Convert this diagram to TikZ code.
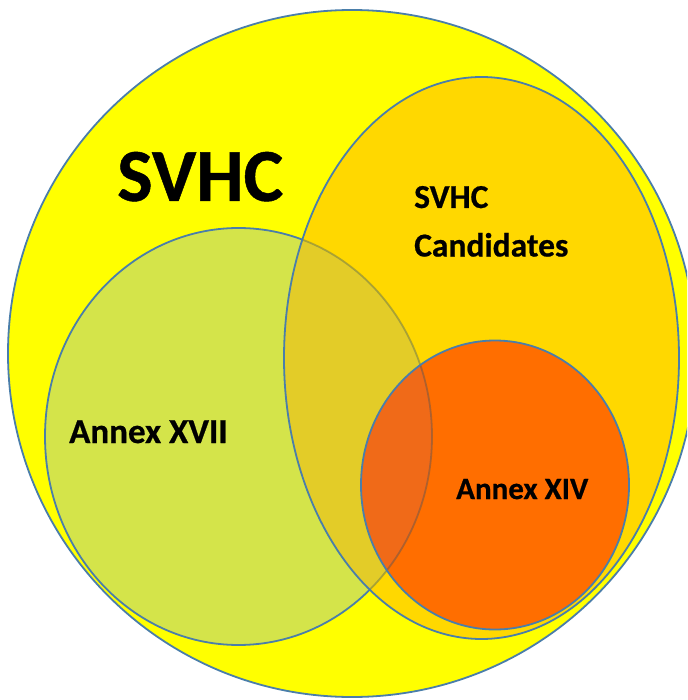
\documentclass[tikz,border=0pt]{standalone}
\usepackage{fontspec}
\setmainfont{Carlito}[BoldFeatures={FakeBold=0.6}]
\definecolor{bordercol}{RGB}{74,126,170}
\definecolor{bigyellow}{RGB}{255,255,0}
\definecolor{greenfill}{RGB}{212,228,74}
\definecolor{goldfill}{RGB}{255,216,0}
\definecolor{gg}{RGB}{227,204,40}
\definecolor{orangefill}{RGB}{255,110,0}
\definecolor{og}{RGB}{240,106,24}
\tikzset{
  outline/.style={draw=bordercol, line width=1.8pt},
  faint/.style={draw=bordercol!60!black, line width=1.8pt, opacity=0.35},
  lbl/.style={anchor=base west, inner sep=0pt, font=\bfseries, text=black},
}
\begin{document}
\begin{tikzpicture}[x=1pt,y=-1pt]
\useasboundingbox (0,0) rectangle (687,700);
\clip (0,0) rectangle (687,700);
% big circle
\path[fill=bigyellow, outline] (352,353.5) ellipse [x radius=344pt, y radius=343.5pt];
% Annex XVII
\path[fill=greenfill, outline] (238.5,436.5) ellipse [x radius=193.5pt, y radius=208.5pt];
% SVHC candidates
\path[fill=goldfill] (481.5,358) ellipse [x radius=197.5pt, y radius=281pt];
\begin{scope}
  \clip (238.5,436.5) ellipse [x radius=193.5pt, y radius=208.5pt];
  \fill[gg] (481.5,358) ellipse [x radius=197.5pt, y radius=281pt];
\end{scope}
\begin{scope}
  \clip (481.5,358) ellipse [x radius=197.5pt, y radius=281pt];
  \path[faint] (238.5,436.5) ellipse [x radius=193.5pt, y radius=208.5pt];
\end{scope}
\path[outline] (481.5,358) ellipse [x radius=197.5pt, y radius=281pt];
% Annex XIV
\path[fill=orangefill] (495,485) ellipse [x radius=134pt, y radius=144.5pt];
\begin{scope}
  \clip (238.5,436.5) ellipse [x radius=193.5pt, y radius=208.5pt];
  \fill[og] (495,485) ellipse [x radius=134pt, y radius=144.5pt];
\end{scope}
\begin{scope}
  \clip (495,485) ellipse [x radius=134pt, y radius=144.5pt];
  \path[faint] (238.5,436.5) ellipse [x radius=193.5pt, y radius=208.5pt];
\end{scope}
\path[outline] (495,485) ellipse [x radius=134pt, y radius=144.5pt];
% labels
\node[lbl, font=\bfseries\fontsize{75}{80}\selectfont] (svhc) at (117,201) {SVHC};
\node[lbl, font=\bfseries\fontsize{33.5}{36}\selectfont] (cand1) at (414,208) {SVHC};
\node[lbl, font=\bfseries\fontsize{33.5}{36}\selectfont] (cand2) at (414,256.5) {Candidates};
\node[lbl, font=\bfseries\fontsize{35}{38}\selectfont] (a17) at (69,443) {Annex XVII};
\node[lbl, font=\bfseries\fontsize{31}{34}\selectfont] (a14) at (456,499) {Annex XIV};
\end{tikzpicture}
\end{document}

☆ ☆ ☆

■ TASK DIRECTIONS
Every line is to be duplicated exactly, though pictures stay out.

■ REPLY
Convert this diagram to TikZ code.
\documentclass[tikz,border=0pt]{standalone}
\usepackage{fontspec}
\setmainfont{Carlito}[BoldFeatures={FakeBold=0.6}]
\definecolor{bordercol}{RGB}{74,126,170}
\definecolor{bigyellow}{RGB}{255,255,0}
\definecolor{greenfill}{RGB}{212,228,74}
\definecolor{goldfill}{RGB}{255,216,0}
\definecolor{gg}{RGB}{227,204,40}
\definecolor{orangefill}{RGB}{255,110,0}
\definecolor{og}{RGB}{240,106,24}
\tikzset{
  outline/.style={draw=bordercol, line width=1.8pt},
  faint/.style={draw=bordercol!60!black, line width=1.8pt, opacity=0.35},
  lbl/.style={anchor=base west, inner sep=0pt, font=\bfseries, text=black},
}
\begin{document}
\begin{tikzpicture}[x=1pt,y=-1pt]
\useasboundingbox (0,0) rectangle (687,700);
\clip (0,0) rectangle (687,700);
% big circle
\path[fill=bigyellow, outline] (352,353.5) ellipse [x radius=344pt, y radius=343.5pt];
% Annex XVII
\path[fill=greenfill, outline] (238.5,436.5) ellipse [x radius=193.5pt, y radius=208.5pt];
% SVHC candidates
\path[fill=goldfill] (481.5,358) ellipse [x radius=197.5pt, y radius=281pt];
\begin{scope}
  \clip (238.5,436.5) ellipse [x radius=193.5pt, y radius=208.5pt];
  \fill[gg] (481.5,358) ellipse [x radius=197.5pt, y radius=281pt];
\end{scope}
\begin{scope}
  \clip (481.5,358) ellipse [x radius=197.5pt, y radius=281pt];
  \path[faint] (238.5,436.5) ellipse [x radius=193.5pt, y radius=208.5pt];
\end{scope}
\path[outline] (481.5,358) ellipse [x radius=197.5pt, y radius=281pt];
% Annex XIV
\path[fill=orangefill] (495,485) ellipse [x radius=134pt, y radius=144.5pt];
\begin{scope}
  \clip (238.5,436.5) ellipse [x radius=193.5pt, y radius=208.5pt];
  \fill[og] (495,485) ellipse [x radius=134pt, y radius=144.5pt];
\end{scope}
\begin{scope}
  \clip (495,485) ellipse [x radius=134pt, y radius=144.5pt];
  \path[faint] (238.5,436.5) ellipse [x radius=193.5pt, y radius=208.5pt];
\end{scope}
\path[outline] (495,485) ellipse [x radius=134pt, y radius=144.5pt];
% labels
\node[lbl, font=\bfseries\fontsize{75}{80}\selectfont] (svhc) at (117,201) {SVHC};
\node[lbl, font=\bfseries\fontsize{33.5}{36}\selectfont] (cand1) at (414,208) {SVHC};
\node[lbl, font=\bfseries\fontsize{33.5}{36}\selectfont] (cand2) at (414,256.5) {Candidates};
\node[lbl, font=\bfseries\fontsize{35}{38}\selectfont] (a17) at (69,443) {Annex XVII};
\node[lbl, font=\bfseries\fontsize{31}{34}\selectfont] (a14) at (456,499) {Annex XIV};
\end{tikzpicture}
\end{document}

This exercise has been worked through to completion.